1 odds ratio bit in favor of a hypothesis gives you a posterior odds ratio of 1:2^(n-1) from a prior of 1:2^n. n probability bits gives you a posterior odds ratio of 1:1 (probability 1⁄2) from the same prior. It takes infinity probability bits to give you a posterior probability of 1.
As the prior probability approaches 0, the types of bits become interchangeable.
Clearly you understand me now, and I think that I understand you.
OK, if what is at issue here is whether Eliezer was sufficiently clear, then I’ll bow out. Obviously, he was not sufficiently clear from your viewpoint. I will say, though, that your comment is the first time I have seen the word “evidence” used by a Bayesian for anything other than a log odds ratio.

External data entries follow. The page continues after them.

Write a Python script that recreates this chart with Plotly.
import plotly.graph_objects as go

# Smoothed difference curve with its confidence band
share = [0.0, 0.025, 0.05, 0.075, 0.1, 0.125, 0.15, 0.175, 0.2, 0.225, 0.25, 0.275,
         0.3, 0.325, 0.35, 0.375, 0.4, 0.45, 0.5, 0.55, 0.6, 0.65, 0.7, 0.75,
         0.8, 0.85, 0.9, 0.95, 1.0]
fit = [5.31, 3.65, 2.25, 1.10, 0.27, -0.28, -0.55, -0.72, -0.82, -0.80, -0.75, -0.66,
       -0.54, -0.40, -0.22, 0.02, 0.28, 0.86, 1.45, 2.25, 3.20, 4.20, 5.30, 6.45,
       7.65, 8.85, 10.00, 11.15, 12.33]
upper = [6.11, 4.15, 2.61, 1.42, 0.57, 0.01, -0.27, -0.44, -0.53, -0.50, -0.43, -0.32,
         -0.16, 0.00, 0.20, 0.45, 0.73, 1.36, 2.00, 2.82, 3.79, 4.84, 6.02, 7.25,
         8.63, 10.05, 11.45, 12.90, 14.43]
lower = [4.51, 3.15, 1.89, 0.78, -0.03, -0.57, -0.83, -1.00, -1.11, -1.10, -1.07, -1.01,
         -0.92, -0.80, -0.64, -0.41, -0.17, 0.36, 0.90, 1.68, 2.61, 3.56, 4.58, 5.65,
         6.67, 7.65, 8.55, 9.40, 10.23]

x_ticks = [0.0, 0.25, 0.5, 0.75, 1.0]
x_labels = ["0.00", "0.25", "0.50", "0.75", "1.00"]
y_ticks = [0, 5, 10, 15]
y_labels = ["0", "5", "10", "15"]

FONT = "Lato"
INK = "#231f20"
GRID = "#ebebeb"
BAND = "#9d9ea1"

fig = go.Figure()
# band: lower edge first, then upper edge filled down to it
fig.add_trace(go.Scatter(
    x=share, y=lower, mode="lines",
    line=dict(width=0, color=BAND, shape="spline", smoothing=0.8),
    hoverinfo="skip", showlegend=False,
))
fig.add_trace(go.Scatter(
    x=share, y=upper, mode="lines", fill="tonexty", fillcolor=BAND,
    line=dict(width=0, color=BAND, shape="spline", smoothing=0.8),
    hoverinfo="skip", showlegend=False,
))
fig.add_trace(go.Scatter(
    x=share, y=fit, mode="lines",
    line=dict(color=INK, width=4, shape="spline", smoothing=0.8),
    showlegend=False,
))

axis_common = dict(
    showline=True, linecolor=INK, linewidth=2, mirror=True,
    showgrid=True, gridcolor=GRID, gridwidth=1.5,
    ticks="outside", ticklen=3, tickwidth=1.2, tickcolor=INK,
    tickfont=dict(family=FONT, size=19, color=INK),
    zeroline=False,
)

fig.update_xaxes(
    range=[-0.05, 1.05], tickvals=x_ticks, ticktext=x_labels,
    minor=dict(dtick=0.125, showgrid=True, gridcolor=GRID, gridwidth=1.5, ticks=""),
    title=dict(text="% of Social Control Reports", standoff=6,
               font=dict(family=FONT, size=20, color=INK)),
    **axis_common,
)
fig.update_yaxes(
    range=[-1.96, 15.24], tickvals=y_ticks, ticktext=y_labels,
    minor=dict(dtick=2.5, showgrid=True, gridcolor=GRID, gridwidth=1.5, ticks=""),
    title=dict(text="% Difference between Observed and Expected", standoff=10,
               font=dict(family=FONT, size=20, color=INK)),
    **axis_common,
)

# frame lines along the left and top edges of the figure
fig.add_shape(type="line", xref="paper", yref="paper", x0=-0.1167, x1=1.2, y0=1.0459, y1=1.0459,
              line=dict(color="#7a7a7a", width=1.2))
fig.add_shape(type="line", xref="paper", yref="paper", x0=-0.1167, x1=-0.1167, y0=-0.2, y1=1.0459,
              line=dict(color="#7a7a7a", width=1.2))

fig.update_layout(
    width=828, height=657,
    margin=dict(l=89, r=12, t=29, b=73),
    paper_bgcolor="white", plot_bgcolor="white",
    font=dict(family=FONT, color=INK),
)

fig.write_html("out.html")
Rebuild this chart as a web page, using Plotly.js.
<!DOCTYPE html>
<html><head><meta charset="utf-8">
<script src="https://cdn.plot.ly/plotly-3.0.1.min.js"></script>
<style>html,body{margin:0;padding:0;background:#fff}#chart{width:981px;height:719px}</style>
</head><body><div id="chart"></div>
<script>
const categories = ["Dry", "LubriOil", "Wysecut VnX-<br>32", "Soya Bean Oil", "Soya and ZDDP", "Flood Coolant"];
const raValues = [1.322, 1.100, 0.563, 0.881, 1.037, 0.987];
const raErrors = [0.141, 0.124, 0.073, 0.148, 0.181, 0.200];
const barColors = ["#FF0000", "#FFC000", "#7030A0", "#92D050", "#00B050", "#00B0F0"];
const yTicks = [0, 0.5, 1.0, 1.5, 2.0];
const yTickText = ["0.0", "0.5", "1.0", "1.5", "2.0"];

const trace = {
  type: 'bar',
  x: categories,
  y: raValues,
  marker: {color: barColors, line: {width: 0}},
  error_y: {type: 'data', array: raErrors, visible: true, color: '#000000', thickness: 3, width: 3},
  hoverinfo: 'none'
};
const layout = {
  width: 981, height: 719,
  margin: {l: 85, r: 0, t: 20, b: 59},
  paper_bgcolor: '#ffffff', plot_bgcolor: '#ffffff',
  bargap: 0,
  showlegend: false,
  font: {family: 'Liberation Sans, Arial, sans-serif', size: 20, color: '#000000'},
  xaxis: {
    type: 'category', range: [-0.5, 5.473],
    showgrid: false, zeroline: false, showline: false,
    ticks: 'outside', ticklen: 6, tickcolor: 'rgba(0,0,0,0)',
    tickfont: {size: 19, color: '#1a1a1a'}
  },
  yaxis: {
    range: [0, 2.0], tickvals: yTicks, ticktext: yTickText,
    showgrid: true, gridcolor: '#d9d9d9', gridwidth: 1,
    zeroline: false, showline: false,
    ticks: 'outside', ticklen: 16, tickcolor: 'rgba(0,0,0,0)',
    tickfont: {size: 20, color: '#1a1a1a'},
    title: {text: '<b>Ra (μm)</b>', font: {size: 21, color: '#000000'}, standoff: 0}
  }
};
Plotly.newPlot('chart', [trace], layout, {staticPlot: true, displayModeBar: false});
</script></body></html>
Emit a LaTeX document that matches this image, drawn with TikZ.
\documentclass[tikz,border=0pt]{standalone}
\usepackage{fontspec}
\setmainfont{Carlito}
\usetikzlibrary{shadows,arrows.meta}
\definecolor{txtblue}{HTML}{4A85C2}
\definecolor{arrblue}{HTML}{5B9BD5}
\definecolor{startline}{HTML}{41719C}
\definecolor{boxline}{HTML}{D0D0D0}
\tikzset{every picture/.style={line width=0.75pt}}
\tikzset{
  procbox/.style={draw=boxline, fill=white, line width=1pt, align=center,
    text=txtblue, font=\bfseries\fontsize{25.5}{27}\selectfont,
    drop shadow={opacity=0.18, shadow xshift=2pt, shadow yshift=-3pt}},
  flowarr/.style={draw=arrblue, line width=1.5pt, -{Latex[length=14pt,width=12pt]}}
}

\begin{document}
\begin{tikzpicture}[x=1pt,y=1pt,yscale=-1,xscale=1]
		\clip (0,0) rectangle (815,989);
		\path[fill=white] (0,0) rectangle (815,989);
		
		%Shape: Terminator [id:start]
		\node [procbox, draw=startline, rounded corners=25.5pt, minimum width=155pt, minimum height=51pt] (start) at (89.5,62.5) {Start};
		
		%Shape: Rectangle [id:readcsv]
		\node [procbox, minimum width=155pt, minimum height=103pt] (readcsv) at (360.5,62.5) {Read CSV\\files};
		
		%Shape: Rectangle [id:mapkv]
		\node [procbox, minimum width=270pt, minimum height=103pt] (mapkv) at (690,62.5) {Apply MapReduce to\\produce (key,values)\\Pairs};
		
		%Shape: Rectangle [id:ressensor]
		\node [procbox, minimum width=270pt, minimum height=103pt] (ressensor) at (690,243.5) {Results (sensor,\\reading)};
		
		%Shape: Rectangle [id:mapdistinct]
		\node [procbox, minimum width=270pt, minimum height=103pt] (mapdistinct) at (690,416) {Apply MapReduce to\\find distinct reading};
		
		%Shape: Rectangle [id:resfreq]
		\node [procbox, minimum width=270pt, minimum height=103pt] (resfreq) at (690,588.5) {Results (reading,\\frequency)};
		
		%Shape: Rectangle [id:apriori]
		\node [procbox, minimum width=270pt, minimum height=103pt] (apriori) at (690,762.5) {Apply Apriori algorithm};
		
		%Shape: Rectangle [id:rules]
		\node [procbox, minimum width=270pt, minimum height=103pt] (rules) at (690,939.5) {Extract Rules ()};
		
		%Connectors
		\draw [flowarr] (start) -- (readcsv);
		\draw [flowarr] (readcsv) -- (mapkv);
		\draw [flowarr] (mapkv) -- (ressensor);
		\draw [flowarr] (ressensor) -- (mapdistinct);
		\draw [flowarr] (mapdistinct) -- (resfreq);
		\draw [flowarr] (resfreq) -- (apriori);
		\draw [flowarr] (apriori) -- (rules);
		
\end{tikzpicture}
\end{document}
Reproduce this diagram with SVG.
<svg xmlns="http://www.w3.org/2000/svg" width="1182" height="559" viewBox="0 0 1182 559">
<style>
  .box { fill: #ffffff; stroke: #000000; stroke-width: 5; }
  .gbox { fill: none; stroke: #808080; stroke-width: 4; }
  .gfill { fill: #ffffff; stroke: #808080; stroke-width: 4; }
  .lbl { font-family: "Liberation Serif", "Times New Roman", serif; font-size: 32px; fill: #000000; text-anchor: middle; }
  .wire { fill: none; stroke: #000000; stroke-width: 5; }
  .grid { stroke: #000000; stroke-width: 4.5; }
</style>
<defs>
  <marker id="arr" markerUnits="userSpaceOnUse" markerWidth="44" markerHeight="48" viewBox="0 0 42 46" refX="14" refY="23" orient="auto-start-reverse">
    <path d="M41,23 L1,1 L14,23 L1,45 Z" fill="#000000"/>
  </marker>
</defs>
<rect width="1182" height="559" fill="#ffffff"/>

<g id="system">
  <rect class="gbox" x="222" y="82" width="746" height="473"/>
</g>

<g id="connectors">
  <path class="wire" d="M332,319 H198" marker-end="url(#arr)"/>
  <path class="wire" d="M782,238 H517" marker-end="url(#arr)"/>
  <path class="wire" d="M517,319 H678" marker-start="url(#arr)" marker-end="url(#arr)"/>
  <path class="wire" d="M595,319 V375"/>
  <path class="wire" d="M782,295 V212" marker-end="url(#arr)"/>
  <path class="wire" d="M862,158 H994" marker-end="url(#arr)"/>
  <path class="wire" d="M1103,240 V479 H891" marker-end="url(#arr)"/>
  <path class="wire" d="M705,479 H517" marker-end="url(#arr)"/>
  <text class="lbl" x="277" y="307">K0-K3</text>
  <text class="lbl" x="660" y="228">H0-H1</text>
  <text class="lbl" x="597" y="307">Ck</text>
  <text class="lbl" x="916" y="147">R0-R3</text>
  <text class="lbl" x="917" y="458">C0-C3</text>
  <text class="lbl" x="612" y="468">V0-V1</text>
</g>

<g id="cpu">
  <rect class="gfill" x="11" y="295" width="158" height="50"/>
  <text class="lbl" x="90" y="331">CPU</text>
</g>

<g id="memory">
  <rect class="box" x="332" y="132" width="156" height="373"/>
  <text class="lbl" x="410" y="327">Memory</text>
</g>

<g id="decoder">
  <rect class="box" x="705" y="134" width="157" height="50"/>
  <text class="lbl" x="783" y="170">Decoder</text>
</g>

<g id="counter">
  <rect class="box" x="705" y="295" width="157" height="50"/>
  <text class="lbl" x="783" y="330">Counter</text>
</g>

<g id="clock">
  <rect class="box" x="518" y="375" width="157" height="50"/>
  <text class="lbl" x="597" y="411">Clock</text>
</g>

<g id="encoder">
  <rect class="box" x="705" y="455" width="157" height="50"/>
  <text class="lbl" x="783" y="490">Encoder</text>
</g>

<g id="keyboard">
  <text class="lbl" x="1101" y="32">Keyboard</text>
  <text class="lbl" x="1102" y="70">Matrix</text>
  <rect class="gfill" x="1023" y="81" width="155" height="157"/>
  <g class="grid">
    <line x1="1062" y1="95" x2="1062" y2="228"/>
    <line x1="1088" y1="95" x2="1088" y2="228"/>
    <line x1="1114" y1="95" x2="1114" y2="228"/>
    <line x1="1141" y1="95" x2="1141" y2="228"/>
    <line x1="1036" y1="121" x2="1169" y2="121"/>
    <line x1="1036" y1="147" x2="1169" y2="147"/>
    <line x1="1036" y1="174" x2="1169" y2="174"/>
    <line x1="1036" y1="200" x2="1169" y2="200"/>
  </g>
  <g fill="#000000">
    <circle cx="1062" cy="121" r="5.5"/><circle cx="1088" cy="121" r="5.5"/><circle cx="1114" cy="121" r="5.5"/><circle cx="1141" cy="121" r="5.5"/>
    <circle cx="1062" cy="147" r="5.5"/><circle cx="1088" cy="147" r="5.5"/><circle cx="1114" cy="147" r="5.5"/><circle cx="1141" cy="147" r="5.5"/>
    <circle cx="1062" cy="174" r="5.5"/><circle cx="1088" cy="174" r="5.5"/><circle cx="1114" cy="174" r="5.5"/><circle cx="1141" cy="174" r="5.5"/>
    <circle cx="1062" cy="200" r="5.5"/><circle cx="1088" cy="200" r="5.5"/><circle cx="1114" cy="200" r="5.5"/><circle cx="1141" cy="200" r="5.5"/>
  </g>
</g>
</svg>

Log odds evidence has the virtue that it is additive (when independent). On the other hand, your idea of a log probability meaning of ‘evidence’ has the virtue that a question can be decided by a finite amount of evidence.
Eliezer used it to mean log probability in the section that I quoted. That was what I was complaining about.
Ok, I think you are misinterpreting, but I see what you mean. When EY writes:
I take this as illustrating the definition of bits in general, rather than bits of ‘evidence’. But, yes, I agree with you now that placing that explanation in a paragraph with that lead sentence promising a definition of ‘evidence’ - well it definitely could have been written more clearly.